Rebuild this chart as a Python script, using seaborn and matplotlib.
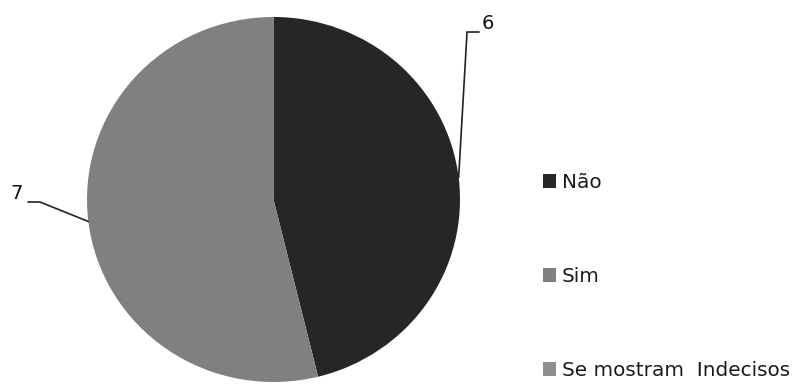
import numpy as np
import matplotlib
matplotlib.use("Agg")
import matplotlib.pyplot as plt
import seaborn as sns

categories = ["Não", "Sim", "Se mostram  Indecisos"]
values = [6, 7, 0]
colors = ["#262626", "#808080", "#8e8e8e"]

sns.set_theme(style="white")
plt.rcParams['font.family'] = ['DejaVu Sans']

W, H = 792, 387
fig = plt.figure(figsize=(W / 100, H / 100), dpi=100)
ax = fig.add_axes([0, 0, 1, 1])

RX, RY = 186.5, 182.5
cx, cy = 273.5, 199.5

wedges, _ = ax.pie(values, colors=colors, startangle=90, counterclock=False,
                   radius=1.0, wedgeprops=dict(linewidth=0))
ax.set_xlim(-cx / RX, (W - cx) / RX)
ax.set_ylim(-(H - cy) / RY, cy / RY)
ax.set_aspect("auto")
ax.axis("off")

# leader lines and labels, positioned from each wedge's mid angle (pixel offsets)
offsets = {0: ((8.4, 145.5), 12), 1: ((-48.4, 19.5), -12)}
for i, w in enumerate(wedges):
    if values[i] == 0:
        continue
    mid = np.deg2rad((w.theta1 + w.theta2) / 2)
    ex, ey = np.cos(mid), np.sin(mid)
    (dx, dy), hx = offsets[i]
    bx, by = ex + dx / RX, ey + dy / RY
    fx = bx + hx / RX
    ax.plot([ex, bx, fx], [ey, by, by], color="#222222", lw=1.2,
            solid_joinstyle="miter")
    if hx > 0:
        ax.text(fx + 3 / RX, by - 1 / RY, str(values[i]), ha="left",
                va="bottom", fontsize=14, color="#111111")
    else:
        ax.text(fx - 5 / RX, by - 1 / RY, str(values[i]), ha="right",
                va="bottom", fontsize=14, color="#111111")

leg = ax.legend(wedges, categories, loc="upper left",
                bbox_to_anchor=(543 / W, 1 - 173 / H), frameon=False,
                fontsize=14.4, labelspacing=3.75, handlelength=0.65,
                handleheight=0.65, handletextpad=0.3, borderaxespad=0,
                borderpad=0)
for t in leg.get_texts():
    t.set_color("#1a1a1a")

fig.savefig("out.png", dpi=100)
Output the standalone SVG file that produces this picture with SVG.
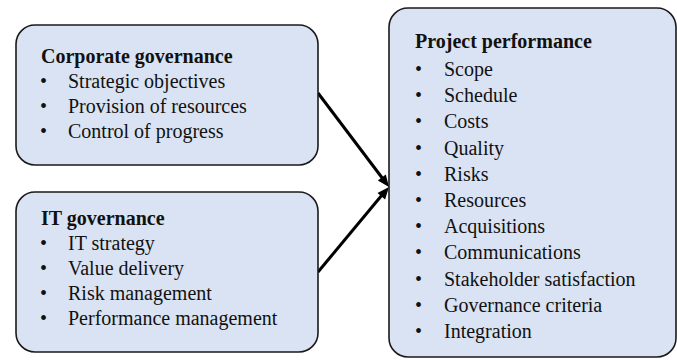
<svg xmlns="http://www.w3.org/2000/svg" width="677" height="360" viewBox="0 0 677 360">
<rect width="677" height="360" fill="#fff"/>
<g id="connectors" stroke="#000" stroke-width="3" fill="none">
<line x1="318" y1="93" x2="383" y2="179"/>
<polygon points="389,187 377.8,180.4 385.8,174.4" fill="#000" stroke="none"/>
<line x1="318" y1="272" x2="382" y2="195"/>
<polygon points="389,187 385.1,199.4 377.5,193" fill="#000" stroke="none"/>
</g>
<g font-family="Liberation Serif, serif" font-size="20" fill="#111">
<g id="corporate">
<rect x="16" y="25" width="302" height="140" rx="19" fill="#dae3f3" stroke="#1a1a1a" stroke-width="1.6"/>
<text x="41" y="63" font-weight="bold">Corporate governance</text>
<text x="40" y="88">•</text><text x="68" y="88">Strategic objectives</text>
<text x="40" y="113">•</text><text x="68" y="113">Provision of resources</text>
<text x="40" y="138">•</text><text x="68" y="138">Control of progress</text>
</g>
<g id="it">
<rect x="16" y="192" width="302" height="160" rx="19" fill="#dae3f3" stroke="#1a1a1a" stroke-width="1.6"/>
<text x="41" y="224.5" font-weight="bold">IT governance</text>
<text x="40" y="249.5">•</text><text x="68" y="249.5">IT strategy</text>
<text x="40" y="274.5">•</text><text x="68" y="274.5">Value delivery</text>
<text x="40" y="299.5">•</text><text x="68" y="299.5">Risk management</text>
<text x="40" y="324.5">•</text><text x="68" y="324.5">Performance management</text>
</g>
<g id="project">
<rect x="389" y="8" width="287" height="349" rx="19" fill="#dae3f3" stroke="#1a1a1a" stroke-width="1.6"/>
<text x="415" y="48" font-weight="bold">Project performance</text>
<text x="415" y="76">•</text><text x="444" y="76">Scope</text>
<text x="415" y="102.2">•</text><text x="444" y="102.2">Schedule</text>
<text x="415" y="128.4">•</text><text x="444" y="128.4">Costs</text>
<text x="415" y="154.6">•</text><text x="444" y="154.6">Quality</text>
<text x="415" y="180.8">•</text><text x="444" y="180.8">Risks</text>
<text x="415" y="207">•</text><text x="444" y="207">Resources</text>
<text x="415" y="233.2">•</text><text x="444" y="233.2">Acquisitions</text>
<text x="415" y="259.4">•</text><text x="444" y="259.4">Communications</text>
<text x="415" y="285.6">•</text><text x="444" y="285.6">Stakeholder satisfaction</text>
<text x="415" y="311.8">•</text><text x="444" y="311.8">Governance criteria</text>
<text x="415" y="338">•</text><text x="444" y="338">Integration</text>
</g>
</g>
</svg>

□ □ □ □ □

- **Objective**:
All records should be output exactly, with the pictures left out.

- **In response**:
Rebuild this chart as a Python script, using seaborn and matplotlib.
import numpy as np
import matplotlib
matplotlib.use("Agg")
import matplotlib.pyplot as plt
import seaborn as sns

categories = ["Não", "Sim", "Se mostram  Indecisos"]
values = [6, 7, 0]
colors = ["#262626", "#808080", "#8e8e8e"]

sns.set_theme(style="white")
plt.rcParams['font.family'] = ['DejaVu Sans']

W, H = 792, 387
fig = plt.figure(figsize=(W / 100, H / 100), dpi=100)
ax = fig.add_axes([0, 0, 1, 1])

RX, RY = 186.5, 182.5
cx, cy = 273.5, 199.5

wedges, _ = ax.pie(values, colors=colors, startangle=90, counterclock=False,
                   radius=1.0, wedgeprops=dict(linewidth=0))
ax.set_xlim(-cx / RX, (W - cx) / RX)
ax.set_ylim(-(H - cy) / RY, cy / RY)
ax.set_aspect("auto")
ax.axis("off")

# leader lines and labels, positioned from each wedge's mid angle (pixel offsets)
offsets = {0: ((8.4, 145.5), 12), 1: ((-48.4, 19.5), -12)}
for i, w in enumerate(wedges):
    if values[i] == 0:
        continue
    mid = np.deg2rad((w.theta1 + w.theta2) / 2)
    ex, ey = np.cos(mid), np.sin(mid)
    (dx, dy), hx = offsets[i]
    bx, by = ex + dx / RX, ey + dy / RY
    fx = bx + hx / RX
    ax.plot([ex, bx, fx], [ey, by, by], color="#222222", lw=1.2,
            solid_joinstyle="miter")
    if hx > 0:
        ax.text(fx + 3 / RX, by - 1 / RY, str(values[i]), ha="left",
                va="bottom", fontsize=14, color="#111111")
    else:
        ax.text(fx - 5 / RX, by - 1 / RY, str(values[i]), ha="right",
                va="bottom", fontsize=14, color="#111111")

leg = ax.legend(wedges, categories, loc="upper left",
                bbox_to_anchor=(543 / W, 1 - 173 / H), frameon=False,
                fontsize=14.4, labelspacing=3.75, handlelength=0.65,
                handleheight=0.65, handletextpad=0.3, borderaxespad=0,
                borderpad=0)
for t in leg.get_texts():
    t.set_color("#1a1a1a")

fig.savefig("out.png", dpi=100)
Output the standalone SVG file that produces this picture with SVG.
<svg xmlns="http://www.w3.org/2000/svg" width="677" height="360" viewBox="0 0 677 360">
<rect width="677" height="360" fill="#fff"/>
<g id="connectors" stroke="#000" stroke-width="3" fill="none">
<line x1="318" y1="93" x2="383" y2="179"/>
<polygon points="389,187 377.8,180.4 385.8,174.4" fill="#000" stroke="none"/>
<line x1="318" y1="272" x2="382" y2="195"/>
<polygon points="389,187 385.1,199.4 377.5,193" fill="#000" stroke="none"/>
</g>
<g font-family="Liberation Serif, serif" font-size="20" fill="#111">
<g id="corporate">
<rect x="16" y="25" width="302" height="140" rx="19" fill="#dae3f3" stroke="#1a1a1a" stroke-width="1.6"/>
<text x="41" y="63" font-weight="bold">Corporate governance</text>
<text x="40" y="88">•</text><text x="68" y="88">Strategic objectives</text>
<text x="40" y="113">•</text><text x="68" y="113">Provision of resources</text>
<text x="40" y="138">•</text><text x="68" y="138">Control of progress</text>
</g>
<g id="it">
<rect x="16" y="192" width="302" height="160" rx="19" fill="#dae3f3" stroke="#1a1a1a" stroke-width="1.6"/>
<text x="41" y="224.5" font-weight="bold">IT governance</text>
<text x="40" y="249.5">•</text><text x="68" y="249.5">IT strategy</text>
<text x="40" y="274.5">•</text><text x="68" y="274.5">Value delivery</text>
<text x="40" y="299.5">•</text><text x="68" y="299.5">Risk management</text>
<text x="40" y="324.5">•</text><text x="68" y="324.5">Performance management</text>
</g>
<g id="project">
<rect x="389" y="8" width="287" height="349" rx="19" fill="#dae3f3" stroke="#1a1a1a" stroke-width="1.6"/>
<text x="415" y="48" font-weight="bold">Project performance</text>
<text x="415" y="76">•</text><text x="444" y="76">Scope</text>
<text x="415" y="102.2">•</text><text x="444" y="102.2">Schedule</text>
<text x="415" y="128.4">•</text><text x="444" y="128.4">Costs</text>
<text x="415" y="154.6">•</text><text x="444" y="154.6">Quality</text>
<text x="415" y="180.8">•</text><text x="444" y="180.8">Risks</text>
<text x="415" y="207">•</text><text x="444" y="207">Resources</text>
<text x="415" y="233.2">•</text><text x="444" y="233.2">Acquisitions</text>
<text x="415" y="259.4">•</text><text x="444" y="259.4">Communications</text>
<text x="415" y="285.6">•</text><text x="444" y="285.6">Stakeholder satisfaction</text>
<text x="415" y="311.8">•</text><text x="444" y="311.8">Governance criteria</text>
<text x="415" y="338">•</text><text x="444" y="338">Integration</text>
</g>
</g>
</svg>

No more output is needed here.